Supplied material =
--- START ---

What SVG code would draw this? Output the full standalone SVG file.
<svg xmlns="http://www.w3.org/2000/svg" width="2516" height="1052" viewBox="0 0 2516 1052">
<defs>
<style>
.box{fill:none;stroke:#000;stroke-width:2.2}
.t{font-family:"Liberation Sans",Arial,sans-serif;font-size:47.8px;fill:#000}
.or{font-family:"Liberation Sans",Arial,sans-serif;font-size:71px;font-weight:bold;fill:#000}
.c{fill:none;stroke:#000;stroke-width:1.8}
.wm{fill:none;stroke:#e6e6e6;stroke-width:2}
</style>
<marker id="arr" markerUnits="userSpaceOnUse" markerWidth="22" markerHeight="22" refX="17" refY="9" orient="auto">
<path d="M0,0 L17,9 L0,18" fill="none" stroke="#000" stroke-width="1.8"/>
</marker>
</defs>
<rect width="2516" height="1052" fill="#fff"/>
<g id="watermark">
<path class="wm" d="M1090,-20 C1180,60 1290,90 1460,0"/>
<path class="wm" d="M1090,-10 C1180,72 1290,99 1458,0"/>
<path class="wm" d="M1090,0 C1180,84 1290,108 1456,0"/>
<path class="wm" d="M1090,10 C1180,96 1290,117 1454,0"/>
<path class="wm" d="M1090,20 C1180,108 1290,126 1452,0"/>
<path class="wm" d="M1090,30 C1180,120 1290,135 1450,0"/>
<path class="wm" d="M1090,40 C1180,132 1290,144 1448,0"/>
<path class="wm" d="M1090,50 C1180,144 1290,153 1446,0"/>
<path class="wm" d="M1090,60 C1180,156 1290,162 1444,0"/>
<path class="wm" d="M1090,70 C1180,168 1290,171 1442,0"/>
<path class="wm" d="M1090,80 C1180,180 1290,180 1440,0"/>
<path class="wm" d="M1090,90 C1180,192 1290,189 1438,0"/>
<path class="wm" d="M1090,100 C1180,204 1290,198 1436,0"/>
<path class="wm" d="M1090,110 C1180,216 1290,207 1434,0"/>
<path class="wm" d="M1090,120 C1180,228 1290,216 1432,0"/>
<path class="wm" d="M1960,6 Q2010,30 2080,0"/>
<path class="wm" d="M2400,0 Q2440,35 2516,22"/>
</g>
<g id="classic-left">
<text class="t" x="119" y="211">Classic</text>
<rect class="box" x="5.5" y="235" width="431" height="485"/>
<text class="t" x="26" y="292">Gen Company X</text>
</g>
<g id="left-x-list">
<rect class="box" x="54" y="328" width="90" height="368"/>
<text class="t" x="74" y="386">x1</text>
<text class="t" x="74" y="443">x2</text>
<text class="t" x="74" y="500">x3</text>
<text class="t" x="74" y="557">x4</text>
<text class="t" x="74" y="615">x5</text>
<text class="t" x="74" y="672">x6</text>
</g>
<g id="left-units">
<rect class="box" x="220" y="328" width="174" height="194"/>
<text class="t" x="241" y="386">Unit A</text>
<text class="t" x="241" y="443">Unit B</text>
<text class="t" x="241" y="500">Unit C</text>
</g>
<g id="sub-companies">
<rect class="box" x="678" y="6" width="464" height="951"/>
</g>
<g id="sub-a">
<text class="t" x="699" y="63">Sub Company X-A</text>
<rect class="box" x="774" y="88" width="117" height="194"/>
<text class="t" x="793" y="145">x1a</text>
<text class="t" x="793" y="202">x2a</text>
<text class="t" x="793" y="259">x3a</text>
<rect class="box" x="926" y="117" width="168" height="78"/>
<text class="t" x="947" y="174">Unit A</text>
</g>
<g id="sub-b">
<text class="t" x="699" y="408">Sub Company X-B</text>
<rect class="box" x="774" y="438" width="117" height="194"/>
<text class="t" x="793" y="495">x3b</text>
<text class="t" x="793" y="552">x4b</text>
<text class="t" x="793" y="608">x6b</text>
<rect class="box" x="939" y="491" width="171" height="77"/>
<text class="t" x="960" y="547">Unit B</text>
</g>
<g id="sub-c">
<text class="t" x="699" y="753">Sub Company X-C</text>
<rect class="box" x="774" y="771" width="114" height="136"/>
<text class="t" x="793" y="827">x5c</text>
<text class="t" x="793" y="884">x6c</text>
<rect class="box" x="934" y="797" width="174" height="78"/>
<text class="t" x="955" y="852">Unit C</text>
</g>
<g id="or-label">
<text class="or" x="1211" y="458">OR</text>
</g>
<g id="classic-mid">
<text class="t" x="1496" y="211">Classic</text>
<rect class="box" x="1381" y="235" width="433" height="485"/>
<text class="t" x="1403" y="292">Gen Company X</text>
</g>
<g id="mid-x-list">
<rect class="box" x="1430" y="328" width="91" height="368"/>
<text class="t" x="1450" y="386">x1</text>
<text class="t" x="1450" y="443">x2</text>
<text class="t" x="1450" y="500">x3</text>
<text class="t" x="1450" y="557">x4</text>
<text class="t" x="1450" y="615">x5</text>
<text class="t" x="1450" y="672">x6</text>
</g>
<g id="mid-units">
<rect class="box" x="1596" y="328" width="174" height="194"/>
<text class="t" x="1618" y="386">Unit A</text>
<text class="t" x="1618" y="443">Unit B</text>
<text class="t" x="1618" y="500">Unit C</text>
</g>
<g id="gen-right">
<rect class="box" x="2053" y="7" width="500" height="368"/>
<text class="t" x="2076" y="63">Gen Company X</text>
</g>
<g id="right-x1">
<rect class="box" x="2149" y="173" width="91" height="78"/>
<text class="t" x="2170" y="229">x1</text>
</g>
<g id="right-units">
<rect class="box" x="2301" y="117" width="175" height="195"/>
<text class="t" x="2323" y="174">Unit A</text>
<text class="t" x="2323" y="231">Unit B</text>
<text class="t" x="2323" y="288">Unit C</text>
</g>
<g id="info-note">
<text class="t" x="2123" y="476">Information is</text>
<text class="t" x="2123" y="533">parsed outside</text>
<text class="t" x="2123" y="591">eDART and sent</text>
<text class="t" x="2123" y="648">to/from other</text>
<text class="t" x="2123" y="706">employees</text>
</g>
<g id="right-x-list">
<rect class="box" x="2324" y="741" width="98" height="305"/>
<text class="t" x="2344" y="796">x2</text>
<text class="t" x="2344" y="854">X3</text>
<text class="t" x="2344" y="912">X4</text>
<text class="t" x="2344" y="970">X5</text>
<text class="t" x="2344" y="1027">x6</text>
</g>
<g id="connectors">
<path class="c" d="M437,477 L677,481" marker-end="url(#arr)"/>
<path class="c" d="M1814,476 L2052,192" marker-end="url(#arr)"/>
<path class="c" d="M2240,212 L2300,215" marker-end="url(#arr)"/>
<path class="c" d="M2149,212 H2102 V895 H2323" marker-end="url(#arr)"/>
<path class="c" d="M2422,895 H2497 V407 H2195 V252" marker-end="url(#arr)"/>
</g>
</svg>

--- END ---

Do this =
Retype all of the material, keeping each line exact.

Answer for the task =
What SVG code would draw this? Output the full standalone SVG file.
<svg xmlns="http://www.w3.org/2000/svg" width="2516" height="1052" viewBox="0 0 2516 1052">
<defs>
<style>
.box{fill:none;stroke:#000;stroke-width:2.2}
.t{font-family:"Liberation Sans",Arial,sans-serif;font-size:47.8px;fill:#000}
.or{font-family:"Liberation Sans",Arial,sans-serif;font-size:71px;font-weight:bold;fill:#000}
.c{fill:none;stroke:#000;stroke-width:1.8}
.wm{fill:none;stroke:#e6e6e6;stroke-width:2}
</style>
<marker id="arr" markerUnits="userSpaceOnUse" markerWidth="22" markerHeight="22" refX="17" refY="9" orient="auto">
<path d="M0,0 L17,9 L0,18" fill="none" stroke="#000" stroke-width="1.8"/>
</marker>
</defs>
<rect width="2516" height="1052" fill="#fff"/>
<g id="watermark">
<path class="wm" d="M1090,-20 C1180,60 1290,90 1460,0"/>
<path class="wm" d="M1090,-10 C1180,72 1290,99 1458,0"/>
<path class="wm" d="M1090,0 C1180,84 1290,108 1456,0"/>
<path class="wm" d="M1090,10 C1180,96 1290,117 1454,0"/>
<path class="wm" d="M1090,20 C1180,108 1290,126 1452,0"/>
<path class="wm" d="M1090,30 C1180,120 1290,135 1450,0"/>
<path class="wm" d="M1090,40 C1180,132 1290,144 1448,0"/>
<path class="wm" d="M1090,50 C1180,144 1290,153 1446,0"/>
<path class="wm" d="M1090,60 C1180,156 1290,162 1444,0"/>
<path class="wm" d="M1090,70 C1180,168 1290,171 1442,0"/>
<path class="wm" d="M1090,80 C1180,180 1290,180 1440,0"/>
<path class="wm" d="M1090,90 C1180,192 1290,189 1438,0"/>
<path class="wm" d="M1090,100 C1180,204 1290,198 1436,0"/>
<path class="wm" d="M1090,110 C1180,216 1290,207 1434,0"/>
<path class="wm" d="M1090,120 C1180,228 1290,216 1432,0"/>
<path class="wm" d="M1960,6 Q2010,30 2080,0"/>
<path class="wm" d="M2400,0 Q2440,35 2516,22"/>
</g>
<g id="classic-left">
<text class="t" x="119" y="211">Classic</text>
<rect class="box" x="5.5" y="235" width="431" height="485"/>
<text class="t" x="26" y="292">Gen Company X</text>
</g>
<g id="left-x-list">
<rect class="box" x="54" y="328" width="90" height="368"/>
<text class="t" x="74" y="386">x1</text>
<text class="t" x="74" y="443">x2</text>
<text class="t" x="74" y="500">x3</text>
<text class="t" x="74" y="557">x4</text>
<text class="t" x="74" y="615">x5</text>
<text class="t" x="74" y="672">x6</text>
</g>
<g id="left-units">
<rect class="box" x="220" y="328" width="174" height="194"/>
<text class="t" x="241" y="386">Unit A</text>
<text class="t" x="241" y="443">Unit B</text>
<text class="t" x="241" y="500">Unit C</text>
</g>
<g id="sub-companies">
<rect class="box" x="678" y="6" width="464" height="951"/>
</g>
<g id="sub-a">
<text class="t" x="699" y="63">Sub Company X-A</text>
<rect class="box" x="774" y="88" width="117" height="194"/>
<text class="t" x="793" y="145">x1a</text>
<text class="t" x="793" y="202">x2a</text>
<text class="t" x="793" y="259">x3a</text>
<rect class="box" x="926" y="117" width="168" height="78"/>
<text class="t" x="947" y="174">Unit A</text>
</g>
<g id="sub-b">
<text class="t" x="699" y="408">Sub Company X-B</text>
<rect class="box" x="774" y="438" width="117" height="194"/>
<text class="t" x="793" y="495">x3b</text>
<text class="t" x="793" y="552">x4b</text>
<text class="t" x="793" y="608">x6b</text>
<rect class="box" x="939" y="491" width="171" height="77"/>
<text class="t" x="960" y="547">Unit B</text>
</g>
<g id="sub-c">
<text class="t" x="699" y="753">Sub Company X-C</text>
<rect class="box" x="774" y="771" width="114" height="136"/>
<text class="t" x="793" y="827">x5c</text>
<text class="t" x="793" y="884">x6c</text>
<rect class="box" x="934" y="797" width="174" height="78"/>
<text class="t" x="955" y="852">Unit C</text>
</g>
<g id="or-label">
<text class="or" x="1211" y="458">OR</text>
</g>
<g id="classic-mid">
<text class="t" x="1496" y="211">Classic</text>
<rect class="box" x="1381" y="235" width="433" height="485"/>
<text class="t" x="1403" y="292">Gen Company X</text>
</g>
<g id="mid-x-list">
<rect class="box" x="1430" y="328" width="91" height="368"/>
<text class="t" x="1450" y="386">x1</text>
<text class="t" x="1450" y="443">x2</text>
<text class="t" x="1450" y="500">x3</text>
<text class="t" x="1450" y="557">x4</text>
<text class="t" x="1450" y="615">x5</text>
<text class="t" x="1450" y="672">x6</text>
</g>
<g id="mid-units">
<rect class="box" x="1596" y="328" width="174" height="194"/>
<text class="t" x="1618" y="386">Unit A</text>
<text class="t" x="1618" y="443">Unit B</text>
<text class="t" x="1618" y="500">Unit C</text>
</g>
<g id="gen-right">
<rect class="box" x="2053" y="7" width="500" height="368"/>
<text class="t" x="2076" y="63">Gen Company X</text>
</g>
<g id="right-x1">
<rect class="box" x="2149" y="173" width="91" height="78"/>
<text class="t" x="2170" y="229">x1</text>
</g>
<g id="right-units">
<rect class="box" x="2301" y="117" width="175" height="195"/>
<text class="t" x="2323" y="174">Unit A</text>
<text class="t" x="2323" y="231">Unit B</text>
<text class="t" x="2323" y="288">Unit C</text>
</g>
<g id="info-note">
<text class="t" x="2123" y="476">Information is</text>
<text class="t" x="2123" y="533">parsed outside</text>
<text class="t" x="2123" y="591">eDART and sent</text>
<text class="t" x="2123" y="648">to/from other</text>
<text class="t" x="2123" y="706">employees</text>
</g>
<g id="right-x-list">
<rect class="box" x="2324" y="741" width="98" height="305"/>
<text class="t" x="2344" y="796">x2</text>
<text class="t" x="2344" y="854">X3</text>
<text class="t" x="2344" y="912">X4</text>
<text class="t" x="2344" y="970">X5</text>
<text class="t" x="2344" y="1027">x6</text>
</g>
<g id="connectors">
<path class="c" d="M437,477 L677,481" marker-end="url(#arr)"/>
<path class="c" d="M1814,476 L2052,192" marker-end="url(#arr)"/>
<path class="c" d="M2240,212 L2300,215" marker-end="url(#arr)"/>
<path class="c" d="M2149,212 H2102 V895 H2323" marker-end="url(#arr)"/>
<path class="c" d="M2422,895 H2497 V407 H2195 V252" marker-end="url(#arr)"/>
</g>
</svg>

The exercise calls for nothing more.